A exigência do Senhor
Frequentemente o verso 6:8 de Miqueias é tido como a exigência mais abrangente daquilo que Deus requer do seu povo. Mas, para uma interpretação mais apurada, devemos analisar o contexto no qual estas palavras foram escritas.
O verso 8 foi escrito para contrastar com as práticas ritualistas dos versos 6 e 7, que se propunham a manipular a Deus com o objetivo de aplacar a sua ira. Os israelitas estavam sempre inclinados a apaziguar a ira do Senhor por meio de rituais religiosos, mas não se propunham a abandonar suas práticas injustas e idólatras.
Miqueias então lhes explica que a questão não era evitar a ira de Deus por meio de sacrifícios ou ofertas, mas sim corrigir o relacionamento do povo da aliança com Javé. Portanto, o verso 6:8 não se trata de uma exigência em termos da responsabilidade do povo perante Deus, mas sim o que Israel deveria fazer para renovar e restaurar o relacionamento da Aliança. Em outros termos, a obediência era muito mais importante do que o sacrifício (1 Sm. 15:22).

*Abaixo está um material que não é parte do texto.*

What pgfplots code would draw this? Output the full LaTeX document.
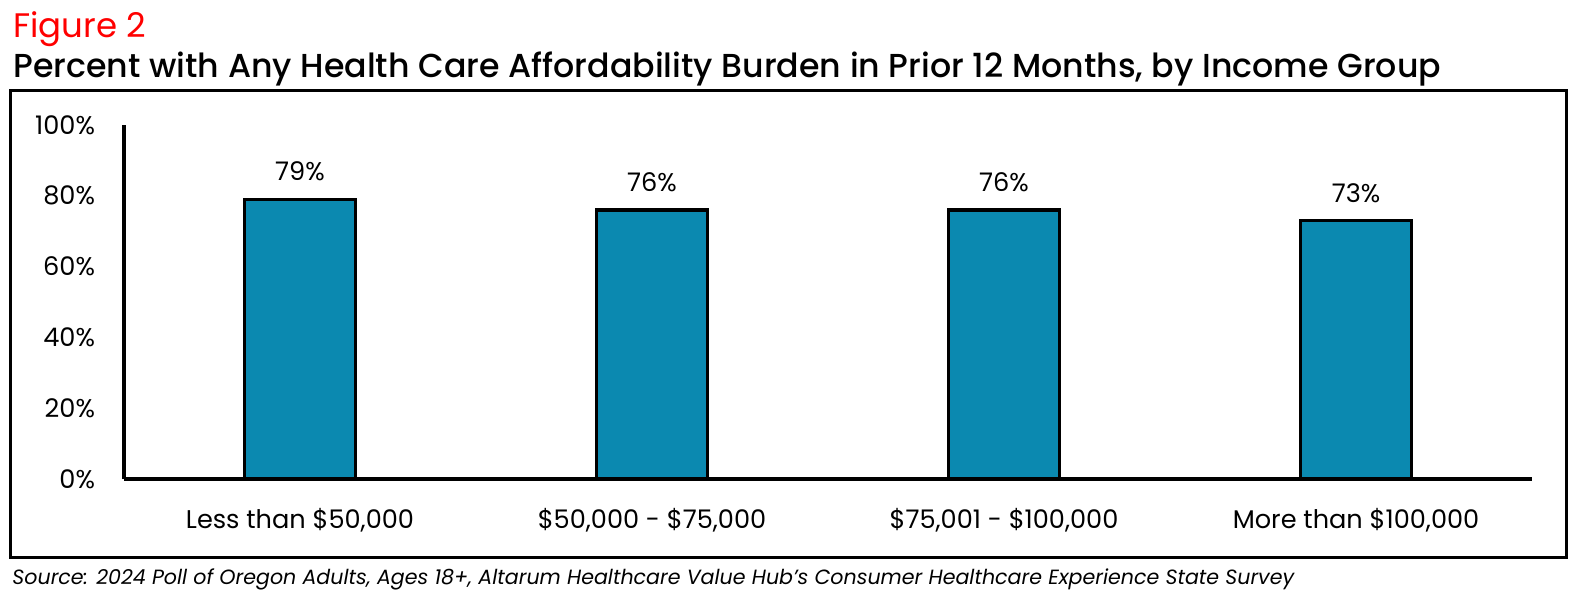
\documentclass[border=0pt]{standalone}
\usepackage{fontspec}
\setmainfont{Poppins}[BoldFont={Poppins Medium}]
\usepackage{pgfplots}
\pgfplotsset{compat=1.18}
\definecolor{barblue}{RGB}{11,137,176}
\definecolor{figred}{RGB}{255,0,0}
\begin{document}
\begin{tikzpicture}[x=1bp,y=1bp]
\path[use as bounding box] (-62,-62.5) rectangle (730.5,239.5);
\draw[line width=1.5bp] (-56.5,-39) rectangle (721,194.5);
\node[anchor=base west, inner sep=0, text=figred, font=\fontsize{17bp}{18bp}\selectfont] at (-55.5,221) {Figure 2};
\node[anchor=base west, inner sep=0, font=\bfseries\fontsize{16.6bp}{18bp}\selectfont] at (-55.5,201) {Percent with Any Health Care Affordability Burden in Prior 12 Months, by Income Group};
\node[anchor=base west, inner sep=0, font=\itshape\fontsize{10.3bp}{14bp}\selectfont] at (-56,-52.5) {Source: 2024 Poll of Oregon Adults, Ages 18+, Altarum Healthcare Value Hub's Consumer Healthcare Experience State Survey};
\begin{axis}[
  at={(0,0)}, anchor=south west,
  scale only axis, width=704bp, height=177bp,
  xmin=-0.5, xmax=3.5, ymin=0, ymax=100,
  axis x line=bottom, axis y line=left,
  axis line style={-, line width=2bp},
  major tick length=0pt,
  xtick={0,1,2,3},
  xticklabels={{Less than \$50,000}, {\$50,000 - \$75,000}, {\$75,001 - \$100,000}, {More than \$100,000}},
  ytick={0,20,40,60,80,100},
  yticklabel={\pgfmathprintnumber{\tick}\%},
  /pgf/number format/assume math mode=true,
  ticklabel style={font=\fontsize{12.8bp}{14bp}\selectfont},
  yticklabel style={xshift=-11bp},
  xticklabel style={yshift=-11bp},
  ybar, bar width=55.5bp,
  nodes near coords={\pgfmathprintnumber{\pgfplotspointmeta}\%},
  nodes near coords style={font=\fontsize{12.8bp}{14bp}\selectfont, yshift=5bp},
  clip=false,
]
\addplot[fill=barblue, draw=black, line width=1.6bp] coordinates {(0,79) (1,76) (2,76) (3,73)};
\end{axis}
\end{tikzpicture}
\end{document}
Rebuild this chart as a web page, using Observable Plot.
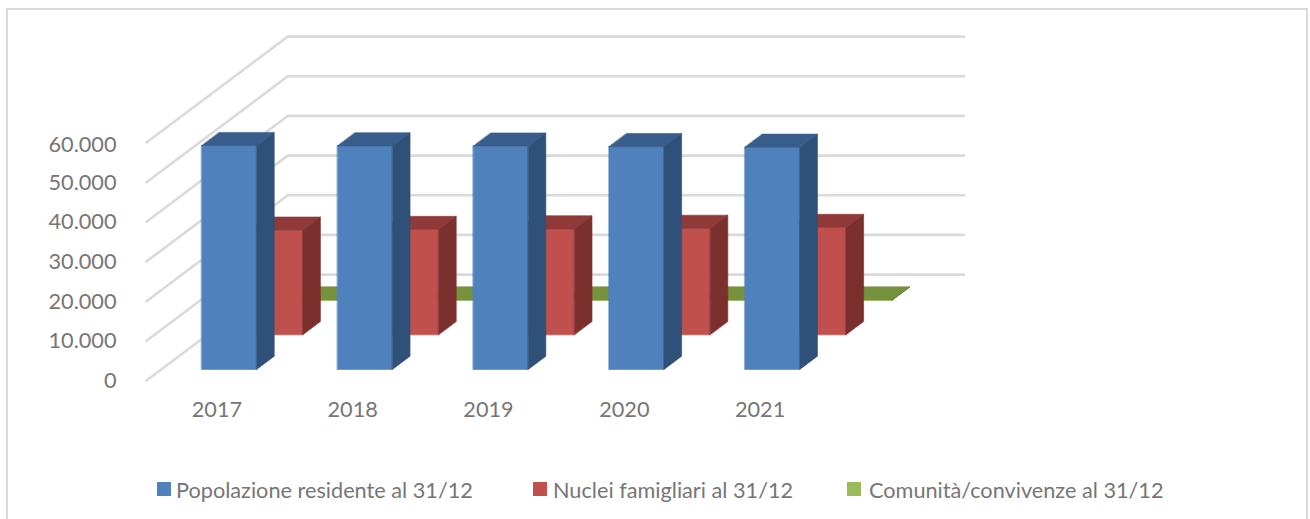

Uma exigência mais completa sobre a responsabilidade humana diante do Senhor está expressa em Dt. 10:12-13: “E agora, ó Israel, que é que o Senhor seu Deus pede de você, senão que tema o Senhor, o seu Deus, que ande em todos os seus caminhos, que o ame e que sirva ao Senhor, ao seu Deus, de todo o seu coração e de toda a sua alma,e que obedeça aos mandamentos e aos decretos do Senhor, que hoje lhe dou para o seu próprio bem?”.